%%
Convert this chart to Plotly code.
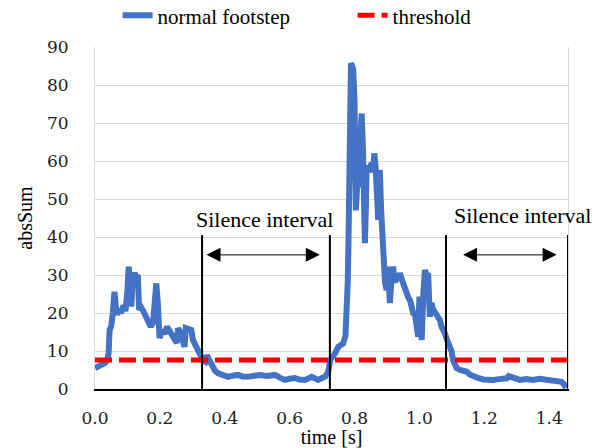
import plotly.graph_objects as go

# ---- data ----
time_s = [0.000, 0.010, 0.020, 0.030, 0.038, 0.042, 0.045, 0.050, 0.055, 0.060,
          0.064, 0.068, 0.074, 0.080, 0.088, 0.094, 0.100, 0.104, 0.108, 0.112,
          0.116, 0.122, 0.128, 0.132, 0.136, 0.142, 0.150, 0.158, 0.165, 0.172,
          0.179, 0.184, 0.189, 0.194, 0.199, 0.206, 0.214, 0.222, 0.230, 0.238,
          0.246, 0.252, 0.256, 0.263, 0.270, 0.276, 0.280, 0.290, 0.297, 0.302,
          0.310, 0.322, 0.333, 0.340, 0.345, 0.350, 0.360, 0.370, 0.380, 0.395,
          0.410, 0.425, 0.440, 0.455, 0.470, 0.490, 0.510, 0.530, 0.555, 0.570,
          0.585, 0.600, 0.616, 0.630, 0.647, 0.668, 0.680, 0.688, 0.700, 0.709,
          0.716, 0.720, 0.725, 0.730, 0.740, 0.750, 0.760, 0.765, 0.772, 0.776,
          0.779, 0.781, 0.784, 0.786, 0.789, 0.793, 0.796, 0.800, 0.802, 0.804,
          0.808, 0.812, 0.815, 0.818, 0.822, 0.826, 0.829, 0.832, 0.835, 0.837,
          0.845, 0.853, 0.857, 0.861, 0.865, 0.870, 0.873, 0.876, 0.878, 0.882,
          0.886, 0.888, 0.891, 0.894, 0.899, 0.902, 0.906, 0.909, 0.913, 0.919,
          0.924, 0.928, 0.935, 0.940, 0.945, 0.950, 0.955, 0.960, 0.966, 0.971,
          0.976, 0.982, 0.986, 0.991, 0.996, 1.000, 1.004, 1.007, 1.012, 1.017,
          1.022, 1.027, 1.032, 1.037, 1.042, 1.050, 1.058, 1.063, 1.068, 1.074,
          1.079, 1.085, 1.094, 1.099, 1.104, 1.109, 1.115, 1.125, 1.135, 1.145,
          1.155, 1.166, 1.180, 1.197, 1.212, 1.227, 1.245, 1.260, 1.269, 1.275,
          1.290, 1.310, 1.330, 1.350, 1.370, 1.392, 1.410, 1.423, 1.438, 1.446,
          1.452]
abs_sum = [5.5, 5.9, 6.3, 6.8, 7.6, 9.5, 15.5, 16.5, 20, 25.6,
           22, 19.5, 21, 20, 22, 20.5, 26, 32.2, 25, 21.7,
           29, 30.5, 29.5, 30, 20.8, 21.5, 20.3, 19, 18, 16.4,
           17.5, 22, 27.8, 22, 13.4, 15.5, 14.5, 16.4, 15, 14.2,
           13, 12.1, 16, 15, 12, 11.1, 16, 15.5, 15.5, 12.9,
           11.5, 10.3, 7.6, 7.2, 8.9, 8.0, 5.9, 4.8, 4.1, 3.6,
           3.2, 3.5, 3.7, 3.3, 3.2, 3.5, 3.7, 3.4, 3.7, 3.0,
           2.4, 2.7, 2.9, 2.5, 2.4, 3.2, 2.6, 2.4, 2.9, 3.2,
           4.0, 5.0, 7.6, 8.5, 9.4, 11.1, 11.5, 12, 14, 19,
           28, 36.6, 50, 63, 85.7, 85, 84, 76, 60, 47,
           53, 54, 62, 67, 72.5, 63, 50, 38.4, 48, 58.5,
           58, 59.4, 57, 62, 58.5, 50, 44.5, 52, 57.6, 47,
           40, 36.6, 33, 28, 26, 32.2, 27, 22.6, 28, 32.2,
           28, 29.6, 28.7, 30.5, 29, 27.8, 26, 25.2, 24, 23.4,
           20.8, 19.5, 19.9, 17.3, 13.8, 24.3, 20, 12.9, 25, 31.3,
           30, 30.4, 19, 22.6, 21, 20, 19.2, 18.2, 16.4, 15.5,
           14.6, 12.9, 11.1, 10, 7.5, 6.8, 5.5, 5.0, 4.8, 4.6,
           3.8, 3.2, 2.9, 2.5, 2.4, 2.4, 2.6, 2.7, 2.8, 3.4,
           2.8, 2.4, 2.6, 2.4, 2.7, 2.5, 2.5, 2.4, 1.9, 1.2,
           0.3]

threshold_x = [0.0, 1.458]
threshold_y = [7.6, 7.6]

silence_bounds = [0.330, 0.724, 1.082, 1.458]
bound_top = 40.5
arrow_spans = [(0.339, 0.693), (1.130, 1.423)]
arrow_level = 35.3
label_pos = [(0.521, 44.6), (1.318, 45.6)]
label_text = "Silence interval"

x_ticks = [0.0, 0.2, 0.4, 0.6, 0.8, 1.0, 1.2, 1.4]
y_ticks = [0, 10, 20, 30, 40, 50, 60, 70, 80, 90]

SERIF = "Liberation Serif, Times New Roman, serif"
TICKF = "DejaVu Serif, serif"

fig = go.Figure()
fig.add_trace(go.Scatter(x=time_s, y=abs_sum, mode="lines", name="normal footstep",
                         line=dict(color="#4472C4", width=6), cliponaxis=False))
fig.add_trace(go.Scatter(x=threshold_x, y=threshold_y, mode="lines", name="threshold",
                         line=dict(color="#FF0000", width=5, dash="17px,7px")))

for xb in silence_bounds:
    fig.add_shape(type="line", xref="x", yref="y", x0=xb, x1=xb, y0=0, y1=bound_top,
                  line=dict(color="black", width=2))

for (a, b) in arrow_spans:
    fig.add_annotation(x=b, y=arrow_level, ax=a, ay=arrow_level, xref="x", yref="y",
                       axref="x", ayref="y", text="", showarrow=True,
                       arrowside="end+start", arrowhead=2, startarrowhead=2,
                       arrowsize=2.8, startarrowsize=2.8, arrowwidth=1, arrowcolor="black")

for (lx, ly) in label_pos:
    fig.add_annotation(x=lx, y=ly, xref="x", yref="y", text=label_text, showarrow=False,
                       font=dict(family=SERIF, size=22, color="black"))

fig.update_layout(
    width=597, height=448,
    margin=dict(l=95, r=29, t=47, b=59, autoexpand=False),
    paper_bgcolor="white", plot_bgcolor="white",
    font=dict(family=SERIF, size=20, color="black"),
    showlegend=True,
    legend=dict(orientation="h", xref="container", yref="container",
                x=0.197, xanchor="left", y=0.965, yanchor="middle",
                font=dict(family=SERIF, size=21, color="black"),
                bgcolor="rgba(0,0,0,0)", entrywidth=190, entrywidthmode="pixels"),
    xaxis=dict(range=[0, 1.458], tickvals=x_ticks, tickformat=".1f",
               showgrid=False, zeroline=False, showline=True, linecolor="black",
               linewidth=1.5, ticks="", ticklabelstandoff=13,
               tickfont=dict(family=TICKF, size=17, color="#222"),
               title=dict(text="time [s]", font=dict(family=SERIF, size=20, color="black"),
                          standoff=9)),
    yaxis=dict(range=[0, 90], tickvals=y_ticks, showgrid=True, gridcolor="#D9D9D9",
               gridwidth=1, zeroline=False, showline=True, linecolor="#D9D9D9",
               mirror=True, ticks="", ticklabelstandoff=22,
               tickfont=dict(family=TICKF, size=17, color="#222"),
               title=dict(text="absSum", font=dict(family=SERIF, size=20, color="black"),
                          standoff=8)),
)

fig.write_html("out.html")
%%
** Your goal **
Quote the material in full and exactly; do not carry over its pictures.

** Exercise response **
Convert this chart to Plotly code.
import plotly.graph_objects as go

# ---- data ----
time_s = [0.000, 0.010, 0.020, 0.030, 0.038, 0.042, 0.045, 0.050, 0.055, 0.060,
          0.064, 0.068, 0.074, 0.080, 0.088, 0.094, 0.100, 0.104, 0.108, 0.112,
          0.116, 0.122, 0.128, 0.132, 0.136, 0.142, 0.150, 0.158, 0.165, 0.172,
          0.179, 0.184, 0.189, 0.194, 0.199, 0.206, 0.214, 0.222, 0.230, 0.238,
          0.246, 0.252, 0.256, 0.263, 0.270, 0.276, 0.280, 0.290, 0.297, 0.302,
          0.310, 0.322, 0.333, 0.340, 0.345, 0.350, 0.360, 0.370, 0.380, 0.395,
          0.410, 0.425, 0.440, 0.455, 0.470, 0.490, 0.510, 0.530, 0.555, 0.570,
          0.585, 0.600, 0.616, 0.630, 0.647, 0.668, 0.680, 0.688, 0.700, 0.709,
          0.716, 0.720, 0.725, 0.730, 0.740, 0.750, 0.760, 0.765, 0.772, 0.776,
          0.779, 0.781, 0.784, 0.786, 0.789, 0.793, 0.796, 0.800, 0.802, 0.804,
          0.808, 0.812, 0.815, 0.818, 0.822, 0.826, 0.829, 0.832, 0.835, 0.837,
          0.845, 0.853, 0.857, 0.861, 0.865, 0.870, 0.873, 0.876, 0.878, 0.882,
          0.886, 0.888, 0.891, 0.894, 0.899, 0.902, 0.906, 0.909, 0.913, 0.919,
          0.924, 0.928, 0.935, 0.940, 0.945, 0.950, 0.955, 0.960, 0.966, 0.971,
          0.976, 0.982, 0.986, 0.991, 0.996, 1.000, 1.004, 1.007, 1.012, 1.017,
          1.022, 1.027, 1.032, 1.037, 1.042, 1.050, 1.058, 1.063, 1.068, 1.074,
          1.079, 1.085, 1.094, 1.099, 1.104, 1.109, 1.115, 1.125, 1.135, 1.145,
          1.155, 1.166, 1.180, 1.197, 1.212, 1.227, 1.245, 1.260, 1.269, 1.275,
          1.290, 1.310, 1.330, 1.350, 1.370, 1.392, 1.410, 1.423, 1.438, 1.446,
          1.452]
abs_sum = [5.5, 5.9, 6.3, 6.8, 7.6, 9.5, 15.5, 16.5, 20, 25.6,
           22, 19.5, 21, 20, 22, 20.5, 26, 32.2, 25, 21.7,
           29, 30.5, 29.5, 30, 20.8, 21.5, 20.3, 19, 18, 16.4,
           17.5, 22, 27.8, 22, 13.4, 15.5, 14.5, 16.4, 15, 14.2,
           13, 12.1, 16, 15, 12, 11.1, 16, 15.5, 15.5, 12.9,
           11.5, 10.3, 7.6, 7.2, 8.9, 8.0, 5.9, 4.8, 4.1, 3.6,
           3.2, 3.5, 3.7, 3.3, 3.2, 3.5, 3.7, 3.4, 3.7, 3.0,
           2.4, 2.7, 2.9, 2.5, 2.4, 3.2, 2.6, 2.4, 2.9, 3.2,
           4.0, 5.0, 7.6, 8.5, 9.4, 11.1, 11.5, 12, 14, 19,
           28, 36.6, 50, 63, 85.7, 85, 84, 76, 60, 47,
           53, 54, 62, 67, 72.5, 63, 50, 38.4, 48, 58.5,
           58, 59.4, 57, 62, 58.5, 50, 44.5, 52, 57.6, 47,
           40, 36.6, 33, 28, 26, 32.2, 27, 22.6, 28, 32.2,
           28, 29.6, 28.7, 30.5, 29, 27.8, 26, 25.2, 24, 23.4,
           20.8, 19.5, 19.9, 17.3, 13.8, 24.3, 20, 12.9, 25, 31.3,
           30, 30.4, 19, 22.6, 21, 20, 19.2, 18.2, 16.4, 15.5,
           14.6, 12.9, 11.1, 10, 7.5, 6.8, 5.5, 5.0, 4.8, 4.6,
           3.8, 3.2, 2.9, 2.5, 2.4, 2.4, 2.6, 2.7, 2.8, 3.4,
           2.8, 2.4, 2.6, 2.4, 2.7, 2.5, 2.5, 2.4, 1.9, 1.2,
           0.3]

threshold_x = [0.0, 1.458]
threshold_y = [7.6, 7.6]

silence_bounds = [0.330, 0.724, 1.082, 1.458]
bound_top = 40.5
arrow_spans = [(0.339, 0.693), (1.130, 1.423)]
arrow_level = 35.3
label_pos = [(0.521, 44.6), (1.318, 45.6)]
label_text = "Silence interval"

x_ticks = [0.0, 0.2, 0.4, 0.6, 0.8, 1.0, 1.2, 1.4]
y_ticks = [0, 10, 20, 30, 40, 50, 60, 70, 80, 90]

SERIF = "Liberation Serif, Times New Roman, serif"
TICKF = "DejaVu Serif, serif"

fig = go.Figure()
fig.add_trace(go.Scatter(x=time_s, y=abs_sum, mode="lines", name="normal footstep",
                         line=dict(color="#4472C4", width=6), cliponaxis=False))
fig.add_trace(go.Scatter(x=threshold_x, y=threshold_y, mode="lines", name="threshold",
                         line=dict(color="#FF0000", width=5, dash="17px,7px")))

for xb in silence_bounds:
    fig.add_shape(type="line", xref="x", yref="y", x0=xb, x1=xb, y0=0, y1=bound_top,
                  line=dict(color="black", width=2))

for (a, b) in arrow_spans:
    fig.add_annotation(x=b, y=arrow_level, ax=a, ay=arrow_level, xref="x", yref="y",
                       axref="x", ayref="y", text="", showarrow=True,
                       arrowside="end+start", arrowhead=2, startarrowhead=2,
                       arrowsize=2.8, startarrowsize=2.8, arrowwidth=1, arrowcolor="black")

for (lx, ly) in label_pos:
    fig.add_annotation(x=lx, y=ly, xref="x", yref="y", text=label_text, showarrow=False,
                       font=dict(family=SERIF, size=22, color="black"))

fig.update_layout(
    width=597, height=448,
    margin=dict(l=95, r=29, t=47, b=59, autoexpand=False),
    paper_bgcolor="white", plot_bgcolor="white",
    font=dict(family=SERIF, size=20, color="black"),
    showlegend=True,
    legend=dict(orientation="h", xref="container", yref="container",
                x=0.197, xanchor="left", y=0.965, yanchor="middle",
                font=dict(family=SERIF, size=21, color="black"),
                bgcolor="rgba(0,0,0,0)", entrywidth=190, entrywidthmode="pixels"),
    xaxis=dict(range=[0, 1.458], tickvals=x_ticks, tickformat=".1f",
               showgrid=False, zeroline=False, showline=True, linecolor="black",
               linewidth=1.5, ticks="", ticklabelstandoff=13,
               tickfont=dict(family=TICKF, size=17, color="#222"),
               title=dict(text="time [s]", font=dict(family=SERIF, size=20, color="black"),
                          standoff=9)),
    yaxis=dict(range=[0, 90], tickvals=y_ticks, showgrid=True, gridcolor="#D9D9D9",
               gridwidth=1, zeroline=False, showline=True, linecolor="#D9D9D9",
               mirror=True, ticks="", ticklabelstandoff=22,
               tickfont=dict(family=TICKF, size=17, color="#222"),
               title=dict(text="absSum", font=dict(family=SERIF, size=20, color="black"),
                          standoff=8)),
)

fig.write_html("out.html")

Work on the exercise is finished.